Subsequently, a concept for damage detection in (railway) bridges based on the instantaneous frequency analysis of the bridge's forced and free vibration responses is proposed. Within this concept, based on the bridge natural frequency extracted from the bridge free vibration, a healthy baseline is obtained of the bridge forced vibration response. The shape correlation and the magnitude variation are proposed to distinguish between the global characteristics of the bridge baseline induced by variable operational conditions and the local deviations caused by damage. If the source of the baseline deviation is damage, then the magnitude variation can be used as a damage index. The proposed damage index is a preliminary step toward damage quantification. Furthermore, the local deviation of the baseline instantaneous frequency around the damage location shows the potential of the proposed method for damage localization. However, damage localization is out of the scope of the current study.

The proposed Vehicle-Induced Delta Frequency (VIDF) quantifies the influence of the vehicle dynamics on the response of the intact bridge. The Damage-Induced Delta Frequency (DIDF), as a damage sensitive feature, quantifies the influence of the vehicle dynamics on damage detection. The final objective of this study was to investigate the effectiveness of the proposed damage sensitive feature using different train types, specifically freight trains and passenger trains. Therefore, two vehicle models were employed to calculate VIDF and DIDF. The results of the numerical studies show that trains with single suspension systems cause more pronounced changes in the bridge's frequency response, specifically the Vehicle-Induced Delta Frequency (VIDF) and Damage-Induced Delta Frequency (DIDF), than dual suspension trains. This characteristic indicates that single suspension trains are better suited for efficient bridge health monitoring and damage detection.
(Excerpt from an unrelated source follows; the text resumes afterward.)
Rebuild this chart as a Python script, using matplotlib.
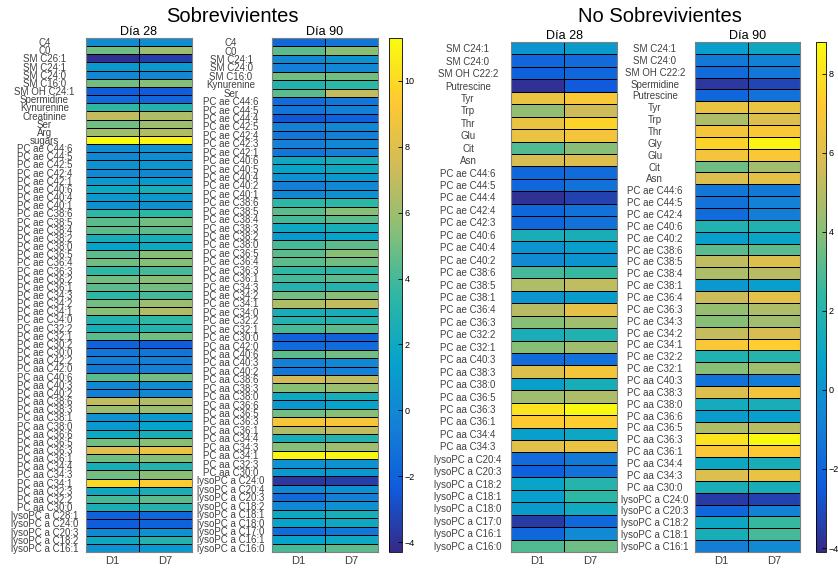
import numpy as np
import matplotlib.pyplot as plt
from matplotlib.colors import LinearSegmentedColormap

plt.rcParams['font.family'] = ['Liberation Sans', 'DejaVu Sans']

# ---- Sobrevivientes, Dia 28 ----
s28_labels = ['C4', 'C0', 'SM C26:1', 'SM C24:1', 'SM C24:0', 'SM C16:0', 'SM OH C24:1',
              'Spermidine', 'Kynurenine', 'Creatinine', 'Ser', 'Arg', 'sugars',
              'PC ae C44:6', 'PC ae C44:5', 'PC ae C42:5', 'PC ae C42:4', 'PC ae C42:1',
              'PC ae C40:6', 'PC ae C40:4', 'PC ae C40:1', 'PC ae C38:6', 'PC ae C38:5',
              'PC ae C38:4', 'PC ae C38:2', 'PC ae C38:0', 'PC ae C36:5', 'PC ae C36:4',
              'PC ae C36:3', 'PC ae C36:2', 'PC ae C36:1', 'PC ae C34:3', 'PC ae C34:2',
              'PC ae C34:1', 'PC ae C34:0', 'PC ae C32:2', 'PC ae C32:1', 'PC ae C30:2',
              'PC ae C30:0', 'PC aa C42:2', 'PC aa C42:0', 'PC aa C40:6', 'PC aa C40:3',
              'PC aa C40:2', 'PC aa C38:6', 'PC aa C38:3', 'PC aa C38:1', 'PC aa C38:0',
              'PC aa C36:6', 'PC aa C36:5', 'PC aa C36:3', 'PC aa C36:1', 'PC aa C34:4',
              'PC aa C34:3', 'PC aa C34:1', 'PC aa C32:3', 'PC aa C32:2', 'PC aa C30:0',
              'lysoPC a C28:1', 'lysoPC a C24:0', 'lysoPC a C20:3', 'lysoPC a C18:2',
              'lysoPC a C16:1']
s28_d1 = [0.3, 5.0, -4.0, 1.0, 0.0, 5.0, -2.3, -1.5, 3.5, 7.0, 5.0, 6.0, 11.3,
          0.3, 0.0, 0.5, 0.0, 1.0, 2.0, 1.0, 0.5, 3.5, 4.5, 4.5, 2.5, 1.5, 4.5, 5.0,
          3.5, 5.0, 4.5, 3.5, 5.0, 5.5, 3.0, 2.5, 4.5, -2.0, -1.0, -0.5, -0.8, 4.5,
          0.0, -0.5, 7.0, 6.0, 0.5, 1.0, 2.0, 5.0, 8.0, 5.0, 2.5, 5.0, 10.0, 2.0,
          4.0, 2.5, -2.0, -2.3, 0.0, 2.0, 0.5]
s28_d7 = [0.3, 6.0, -3.5, 1.0, 0.0, 5.5, -2.3, -1.8, 3.0, 6.5, 6.0, 6.5, 11.0,
          0.5, 0.3, 0.8, 0.0, 1.0, 2.5, 1.0, 0.5, 3.5, 5.0, 4.5, 2.5, 2.0, 5.5, 5.5,
          4.0, 5.5, 5.0, 4.0, 6.0, 6.5, 3.5, 3.0, 5.0, -2.3, -1.0, -0.5, -0.5, 5.0,
          0.3, 0.0, 6.5, 6.0, 1.0, 1.5, 2.5, 5.5, 8.5, 5.5, 3.0, 5.5, 9.5, 2.5,
          4.5, 3.0, -1.8, -2.0, 0.5, 3.0, 1.0]

# ---- Sobrevivientes, Dia 90 ----
s90_labels = ['C4', 'C0', 'SM C24:1', 'SM C24:0', 'SM C16:0', 'Kynurenine', 'Ser',
              'PC ae C44:6', 'PC ae C44:5', 'PC ae C44:4', 'PC ae C42:5', 'PC ae C42:4',
              'PC ae C42:3', 'PC ae C42:1', 'PC ae C40:6', 'PC ae C40:5', 'PC ae C40:4',
              'PC ae C40:2', 'PC ae C40:1', 'PC ae C38:6', 'PC ae C38:5', 'PC ae C38:4',
              'PC ae C38:3', 'PC ae C38:2', 'PC ae C38:0', 'PC ae C36:5', 'PC ae C36:4',
              'PC ae C36:3', 'PC ae C36:1', 'PC ae C34:3', 'PC ae C34:2', 'PC ae C34:1',
              'PC ae C34:0', 'PC ae C32:2', 'PC ae C32:1', 'PC ae C30:0', 'PC aa C42:0',
              'PC aa C40:6', 'PC aa C40:3', 'PC aa C40:2', 'PC aa C38:6', 'PC aa C38:3',
              'PC aa C38:0', 'PC aa C36:6', 'PC aa C36:5', 'PC aa C36:3', 'PC aa C36:1',
              'PC aa C34:4', 'PC aa C34:3', 'PC aa C34:1', 'PC aa C32:3', 'PC aa C30:0',
              'lysoPC a C24:0', 'lysoPC a C20:4', 'lysoPC a C20:3', 'lysoPC a C18:2',
              'lysoPC a C18:1', 'lysoPC a C18:0', 'lysoPC a C17:0', 'lysoPC a C16:1',
              'lysoPC a C16:0']
s90_d1 = [-1.8, 4.5, 0.0, -0.5, 5.0, 3.0, 4.5, -1.5, -1.0, -2.5, -0.5, -1.0, -0.5,
          -1.0, 2.0, 1.5, 0.5, -0.5, 0.0, 3.5, 4.5, 4.0, 2.0, 1.0, 4.0, 4.5, 4.5,
          3.5, 4.0, 3.0, 5.0, 6.5, 2.5, 3.0, 4.0, -2.0, -1.5, 4.5, -0.5, -1.0, 7.5,
          5.5, 2.0, 1.0, 5.0, 9.0, 6.5, 2.5, 5.5, 11.0, 0.5, 1.0, -3.8, 0.0, -1.5,
          0.0, 2.0, 1.5, -1.5, 1.5, 4.0]
s90_d7 = [-1.0, 5.5, 0.5, 0.0, 5.0, 3.5, 7.0, -1.0, -0.5, -2.0, 0.0, -0.5, 0.0,
          -0.5, 2.5, 2.0, 1.0, 0.0, 0.5, 3.5, 5.5, 4.5, 2.5, 1.5, 4.5, 5.5, 5.0,
          3.5, 4.5, 3.0, 5.5, 7.0, 2.5, 3.0, 4.5, -2.0, -1.5, 5.0, 0.0, -0.5, 7.0,
          6.0, 2.5, 1.5, 5.5, 9.0, 7.0, 3.0, 6.0, 11.0, 0.5, 1.0, -3.5, 0.5, -0.5,
          0.5, 2.5, 2.0, -1.0, 2.0, 4.5]

# ---- No Sobrevivientes, Dia 28 ----
n28_labels = ['SM C24:1', 'SM C24:0', 'SM OH C22:2', 'Putrescine', 'Tyr', 'Trp', 'Thr',
              'Glu', 'Cit', 'Asn', 'PC ae C44:6', 'PC ae C44:5', 'PC ae C44:4',
              'PC ae C42:4', 'PC ae C42:3', 'PC ae C40:6', 'PC ae C40:4', 'PC ae C40:2',
              'PC ae C38:6', 'PC ae C38:5', 'PC ae C38:1', 'PC ae C36:4', 'PC ae C36:3',
              'PC ae C32:2', 'PC ae C32:1', 'PC aa C40:3', 'PC aa C38:3', 'PC aa C38:0',
              'PC aa C36:5', 'PC aa C36:3', 'PC aa C36:1', 'PC aa C34:4', 'PC aa C34:3',
              'lysoPC a C20:4', 'lysoPC a C20:3', 'lysoPC a C18:2', 'lysoPC a C18:1',
              'lysoPC a C18:0', 'lysoPC a C17:0', 'lysoPC a C16:1', 'lysoPC a C16:0']
n28_d1 = [0.0, -2.0, -2.3, -3.8, 6.5, 4.2, 6.5, 6.5, 3.0, 5.8, -2.0, -2.0, -3.8,
          -2.0, -2.0, 1.5, 0.0, -0.5, 2.8, 4.8, 0.0, 5.0, 4.0, 1.5, 4.0, -1.8, 6.0,
          0.5, 4.5, 8.0, 7.2, 0.5, 6.2, -1.8, -2.3, 0.8, 0.5, 0.3, -3.5, -2.0, 3.0]
n28_d7 = [0.3, -1.8, -2.0, -2.5, 7.0, 5.5, 7.5, 6.8, 4.0, 6.0, -1.8, -1.5, -3.3,
          -1.5, -1.5, 1.5, 0.5, 0.0, 2.5, 5.2, 0.3, 6.3, 4.5, 1.8, 4.5, -1.5, 6.8,
          1.5, 4.8, 8.7, 7.3, 1.0, 6.5, -1.2, -1.5, 2.0, 2.3, 1.2, -2.0, -0.5, 3.5]

# ---- No Sobrevivientes, Dia 90 ----
n90_labels = ['SM C24:1', 'SM C24:0', 'SM OH C22:2', 'Spermidine', 'Putrescine', 'Tyr',
              'Trp', 'Thr', 'Gly', 'Glu', 'Cit', 'Asn', 'PC ae C44:6', 'PC ae C44:5',
              'PC ae C42:4', 'PC ae C40:6', 'PC ae C40:2', 'PC ae C38:6', 'PC ae C38:5',
              'PC ae C38:4', 'PC ae C38:1', 'PC ae C36:4', 'PC ae C36:3', 'PC ae C34:3',
              'PC ae C34:2', 'PC ae C34:1', 'PC ae C32:2', 'PC ae C32:1', 'PC aa C40:3',
              'PC aa C38:3', 'PC aa C38:0', 'PC aa C36:6', 'PC aa C36:5', 'PC aa C36:3',
              'PC aa C36:1', 'PC aa C34:4', 'PC aa C34:3', 'PC aa C30:0',
              'lysoPC a C24:0', 'lysoPC a C20:3', 'lysoPC a C18:2', 'lysoPC a C18:1',
              'lysoPC a C16:1']
n90_d1 = [0.5, -1.2, -1.8, -3.6, -2.0, 6.5, 4.8, 6.8, 7.5, 6.8, 3.5, 6.0, -1.3,
          -1.5, -1.8, 1.8, 0.5, 3.2, 5.2, 4.8, 0.2, 5.5, 4.3, 4.0, 5.3, 7.0, 1.8,
          4.0, -1.5, 6.0, 1.3, 0.3, 4.8, 8.0, 7.0, 1.0, 6.0, 1.5, -3.5, -2.0, 1.0,
          1.5, -1.0]
n90_d7 = [1.0, -0.8, -1.3, -3.2, -1.5, 6.5, 6.0, 7.0, 8.5, 7.0, 4.5, 6.3, -1.2,
          -0.8, -1.0, 1.8, 0.8, 3.2, 6.0, 5.0, 0.5, 6.3, 4.8, 4.5, 5.8, 7.3, 2.0,
          4.5, -1.0, 6.8, 1.5, 0.5, 5.0, 8.7, 7.2, 1.5, 6.5, 1.5, -3.3, -0.8, 2.5,
          2.8, -0.5]

cols = ['D1', 'D7']

parula = LinearSegmentedColormap.from_list(
    'parula', ['#352a87', '#0f5cdd', '#1481d6', '#06a4ca', '#2eb7a4',
               '#87bf77', '#d1bb59', '#fec832', '#f9fb0e'])

fig = plt.figure(figsize=(8.38, 5.72), dpi=100)
W, H = 838.0, 572.0


def heat(left, top, right, bottom, labels, d1, d7, title, vmin, vmax, pad, fs, fam):
    ax = fig.add_axes([left / W, 1 - bottom / H, (right - left) / W, (bottom - top) / H])
    data = np.column_stack([d1, d7])
    m = ax.pcolormesh(data, cmap=parula, vmin=vmin, vmax=vmax,
                      edgecolor='black', linewidth=0.6)
    ax.set_ylim(len(labels), 0)
    ax.set_xlim(0, 2)
    ax.set_yticks(np.arange(len(labels)) + 0.5)
    ax.set_yticklabels(labels, fontsize=fs, color='#404040', family=fam)
    for t in ax.get_yticklabels():
        t.set_ha('center')
    ax.set_xticks([0.5, 1.5])
    ax.set_xticklabels(cols, fontsize=8, color='#404040')
    ax.tick_params(axis='y', length=0, pad=pad)
    ax.tick_params(axis='x', length=0, pad=3)
    for s in ax.spines.values():
        s.set_color('#808080')
        s.set_linewidth(0.8)
    ax.set_title(title, fontsize=9, pad=1.5)
    return m


narrow = ['Liberation Sans Narrow', 'Liberation Sans', 'DejaVu Sans']
normal = ['Liberation Sans', 'DejaVu Sans']
m1 = heat(86, 38, 192, 552, s28_labels, s28_d1, s28_d7, 'Día 28', -4.3, 11.3, 30, 7, narrow)
heat(272, 38, 378, 552, s90_labels, s90_d1, s90_d7, 'Día 90', -4.3, 11.3, 29.5, 7, narrow)
m2 = heat(511, 42, 617, 552, n28_labels, n28_d1, n28_d7, 'Día 28', -4.1, 8.8, 31, 7, normal)
heat(695, 42, 800, 552, n90_labels, n90_d1, n90_d7, 'Día 90', -4.1, 8.8, 29, 7, normal)

cax1 = fig.add_axes([389 / W, 1 - 552 / H, 13 / W, 514 / H])
cb1 = fig.colorbar(m1, cax=cax1, ticks=np.arange(-4, 11, 2))
cax2 = fig.add_axes([816 / W, 1 - 552 / H, 10 / W, 510 / H])
cb2 = fig.colorbar(m2, cax=cax2, ticks=np.arange(-4, 9, 2))
for cb in (cb1, cb2):
    cb.outline.set_linewidth(0.6)
    cb.ax.tick_params(labelsize=6.5, length=3, width=0.6, pad=2, direction='in')

fig.text(232 / W, 1 - 17 / H, 'Sobrevivientes', fontsize=14.5, ha='center', va='center')
fig.text(660 / W, 1 - 17 / H, 'No Sobrevivientes', fontsize=14.5, ha='center', va='center')

fig.savefig('out.png', dpi=100)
The work in this thesis shows a methodology to use the non-stationary dynamic response of a bridge passing event of a train for structural health monitoring purposes. The method is applicable for relatively low-speed train passages (no high speed lines) and identifies a number of key points to take into account when implementing such a monitoring system. The signal processing technique is of great importance, but also the type of train passing the bridge is an elementary part of successful damage identification. These insights form the base for guidelines to design a monitoring system using the dynamic response to a train passing a bridge.